Photo Sylvain Sarrazin, archives La Presse

Étal de souvenirs à Pingyao, en Chine

DES SOUVENIRS QUI PEUVENT EN LAISSER DE MAUVAIS

Certains objets peuvent être charmants ou tentants, mais peuvent aussi attirer bien des ennuis. Que ce soit pour des motifs de dégradation, éthiques ou environnementaux, les exemples suivants ne devraient pas atterrir dans vos bagages, d'autant plus que les autorités locales et les agents des douanes veillent au grain.

Archéologie et monuments

Tenté de rapporter un petit bout du Machu Picchu? Non seulement cela dégrade le monument à petit feu, mais en plus, on s'expose à de lourdes sanctions.

Parcs naturels

Ce n'est pas parce que pierres et bouts de bois se retrouvent en pleine nature qu'ils peuvent être déplacés ou emportés. Bon nombre de parcs nationaux, comme celui de Petrified Forest, en Arizona, l'interdisent. Pris la main dans le sac? L'amende s'élève à 325 $US. Dans le même ordre d'idée, le ramassage de sable, galets et coquillages est surveillé et prohibé dans certaines zones, comme en Normandie, aux Seychelles ou en Sardaigne.

Contrefaçons

Certains pays ont fait des contrefaçons... leur marque de commerce. Bon marché, le maillot griffé de l'équipe nationale de soccer? Pas si un douanier canadien l'intercepte.

Limites douanières

Attention aux restrictions légales, notamment alimentaires.

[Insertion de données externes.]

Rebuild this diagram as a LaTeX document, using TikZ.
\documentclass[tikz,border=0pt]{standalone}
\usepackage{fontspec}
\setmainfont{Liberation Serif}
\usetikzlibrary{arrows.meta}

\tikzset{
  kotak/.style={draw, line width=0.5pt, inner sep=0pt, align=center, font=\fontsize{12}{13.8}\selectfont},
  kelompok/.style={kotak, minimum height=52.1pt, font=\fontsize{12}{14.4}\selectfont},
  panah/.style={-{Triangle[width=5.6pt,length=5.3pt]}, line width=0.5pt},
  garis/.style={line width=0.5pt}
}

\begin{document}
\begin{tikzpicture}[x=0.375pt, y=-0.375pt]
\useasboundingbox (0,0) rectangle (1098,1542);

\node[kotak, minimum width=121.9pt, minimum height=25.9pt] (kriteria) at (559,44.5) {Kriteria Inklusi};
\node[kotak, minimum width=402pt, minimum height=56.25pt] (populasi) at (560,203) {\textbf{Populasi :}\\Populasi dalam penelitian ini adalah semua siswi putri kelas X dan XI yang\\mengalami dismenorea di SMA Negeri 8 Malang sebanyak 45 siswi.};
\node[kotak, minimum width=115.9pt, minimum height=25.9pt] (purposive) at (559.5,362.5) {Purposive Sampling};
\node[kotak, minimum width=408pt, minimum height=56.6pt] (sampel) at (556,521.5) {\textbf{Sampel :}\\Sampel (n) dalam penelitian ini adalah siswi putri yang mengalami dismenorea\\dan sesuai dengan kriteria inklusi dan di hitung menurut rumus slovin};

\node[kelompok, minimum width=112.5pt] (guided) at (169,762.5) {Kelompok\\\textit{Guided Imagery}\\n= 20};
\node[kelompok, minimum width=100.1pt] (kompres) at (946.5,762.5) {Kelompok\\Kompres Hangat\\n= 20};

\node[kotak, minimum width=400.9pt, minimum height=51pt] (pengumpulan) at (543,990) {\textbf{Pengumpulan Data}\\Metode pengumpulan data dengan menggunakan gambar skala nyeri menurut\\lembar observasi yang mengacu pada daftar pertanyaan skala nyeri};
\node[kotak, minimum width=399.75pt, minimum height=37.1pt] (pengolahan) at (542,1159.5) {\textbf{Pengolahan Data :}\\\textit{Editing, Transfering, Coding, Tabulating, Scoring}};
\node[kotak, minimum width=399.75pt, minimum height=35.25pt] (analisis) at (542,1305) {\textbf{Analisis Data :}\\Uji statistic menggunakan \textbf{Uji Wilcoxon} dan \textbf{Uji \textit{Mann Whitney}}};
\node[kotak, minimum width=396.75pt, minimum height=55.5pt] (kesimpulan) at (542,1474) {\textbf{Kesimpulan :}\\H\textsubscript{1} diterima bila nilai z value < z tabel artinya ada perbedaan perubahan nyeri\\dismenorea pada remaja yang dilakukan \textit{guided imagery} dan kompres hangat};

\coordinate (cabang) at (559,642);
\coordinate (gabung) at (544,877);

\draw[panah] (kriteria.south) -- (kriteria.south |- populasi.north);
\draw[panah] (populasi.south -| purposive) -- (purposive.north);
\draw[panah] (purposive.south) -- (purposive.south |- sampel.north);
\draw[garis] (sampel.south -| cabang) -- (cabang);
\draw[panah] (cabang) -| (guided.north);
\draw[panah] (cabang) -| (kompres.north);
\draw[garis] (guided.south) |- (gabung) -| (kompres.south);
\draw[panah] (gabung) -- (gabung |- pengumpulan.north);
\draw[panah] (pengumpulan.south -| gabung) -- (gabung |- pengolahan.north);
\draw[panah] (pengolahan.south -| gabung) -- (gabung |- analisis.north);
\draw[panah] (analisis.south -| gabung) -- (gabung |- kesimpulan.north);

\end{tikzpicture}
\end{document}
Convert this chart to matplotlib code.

N'oubliez pas la limite concernant l'alcool: une seule grande bouteille de rhum cubain et la limite est déjà atteinte...

Espèces protégées

Attention à certains matériaux (comme l'ivoire) et aux espèces protégées ou en voie d'extinction. Acquérir un charango fabriqué avec une carapace de tatou n'est pas la meilleure des idées.



Photo archives Reuters

Non seulement emporter des fragments de sites archéologiques entraîne une dégradation, mais cela peut aussi valoir de lourdes sanctions à celui qui se fait prendre la main dans le sac.